The action was fast-paced from the opening bell, with both fighters trading and working at close range, trying to gain the upper hand. Surprisingly, Cane (9-1, 1 NC) let Lambert off the fence when apparently in a dominant position, but ‘Banha’s plan was a perfect one as the aggressive Lambert rushed in and got caught flush with a left hand. From then it was just a matter of time until the fight was over, as Cane teed off with the left until Lambert (23-8) fell and referee Herb Dean halted the bout at 2:07 of the opening round.
Walsall’s Paul Taylor broke a two-fight losing streak over an old foe, winning a three round split decision over Jess Liaudin in their welterweight match, repeating his 2003 win over ‘The Joker’.
The split decision read 29-28, 29-28 and 28-29 for Taylor, who improves to 9-3-1; Liaudin falls to 12-10.
After exchanging a pre-fight handshake, Liaudin and Taylor were anything but cordial to each other when the bell rang, with a frenetic standup exchange followed by a Liaudin takedown and a reversal from Taylor. Taylor proceeded to push Liaudin to the fence and land with some punches, but the London-based Frenchman battled his way back to his feet before putting Taylor on the mat. This time it was Taylor rising from the canvas, and the two traded blows at close range before a stalemate produced a re-start from referee Dan Miragliotta. In the ensuing trade of blows, Liaudin held the edge, trying to use his strikes to set up a takedown. Taylor held strong, and with under 30 seconds left he stunned and dropped Liaudin, raining blows down in the final seconds as his foe tried to lock in a submission before the bell interrupted the action.

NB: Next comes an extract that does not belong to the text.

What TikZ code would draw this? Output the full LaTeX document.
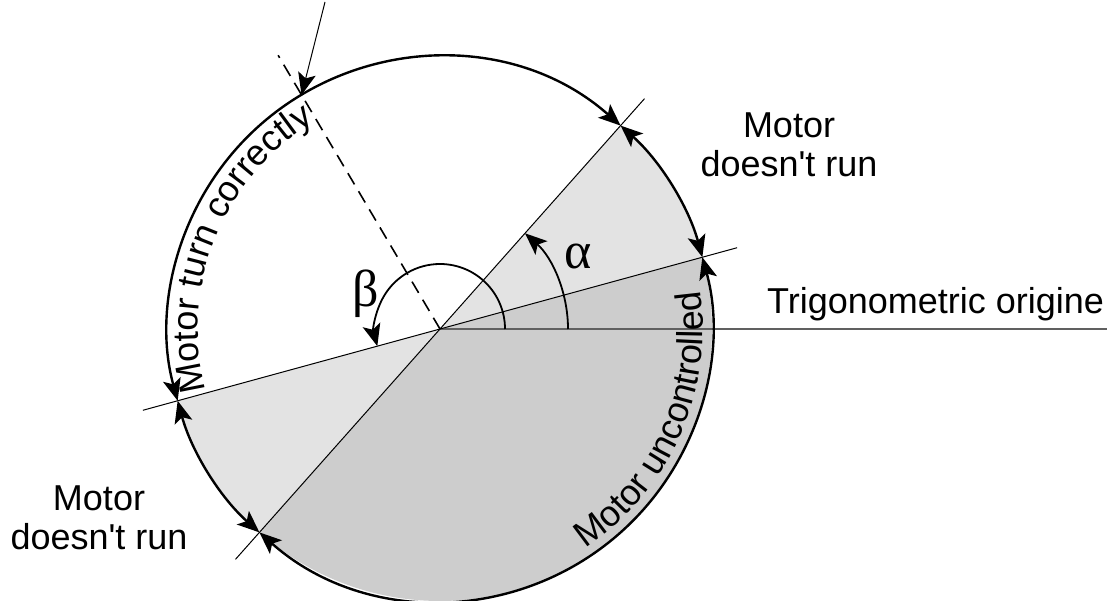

There was little let-up in the pace in beginning of the second round, but Taylor’s strikes were more accurate and his activity level was higher than Liaudin’s while standing and on the mat. Liaudin finally got his takedown with two minutes left in the round, but Taylor held him close, nullifying his opponent’s offense effectively.
Taylor’s striking looked as fresh in the third round as it did when the fight started, and though Liaudin was able to work his foe to the mat a couple of times, he was ineffective while there and obviously fatigued, with Taylor doing enough work wherever the fight was to secure the victory.
Heavyweight up and comer Antoni Hardonk survived two knockdowns and an aggressive assault from late replacement Eddie Sanchez to score a second round TKO victory in the entertaining UFC 85 opener.
Sanchez – who replaced injured Neil Wain - came out looking for the knockout and almost got it, dropping Hardonk with a right to the jaw seconds into the fight. Hardonk immediately got his wits back as he hit the mat, looking for a triangle choke briefly until settling down and forcing a re-start. There was no let up in Sanchez’ attack once the two rose, but the more measured Hardonk was able to push his foe to the fence and score with some knees before the Californian began firing back again. With the round halfway gone, Sanchez (10-2) took Hardonk to the mat and tried to work his ground and pound. Again, Hardonk held on in an effort to force a re-start, which he got at the 1:30 mark. This time, Hardonk held the edge in the exchanges, though he did end up on the wrong end of a cut over the left eye as the round closed on the mat.
There was little change to Sanchez’ fight plan to open the second, but Hardonk appeared to be a little better prepared and he returned fire well until a counterpunch from Sanchez dropped the Amsterdam native to the mat. Sanchez jumped into action and he scored effectively from the top as Hardonk tried to work his way back to his feet. With three minutes left, referee Mario Yamasaki called for a standup and the two heavyweights opened up again. Hardonk’s punches and leg kicks were textbook, and though a mixture of chin and power kept Sanchez in the fight, as the round progressed, Hardonk’s flush shots were taking their toll, and with Yamasaki watching closely, a final left hand sent Sanchez down and out at the 4:15 mark of the round.
“In the first round he was strong and he was all over me, but in the second round I was able to come back,” said Hardonk, now 7-4. “He’s a very tough fighter.”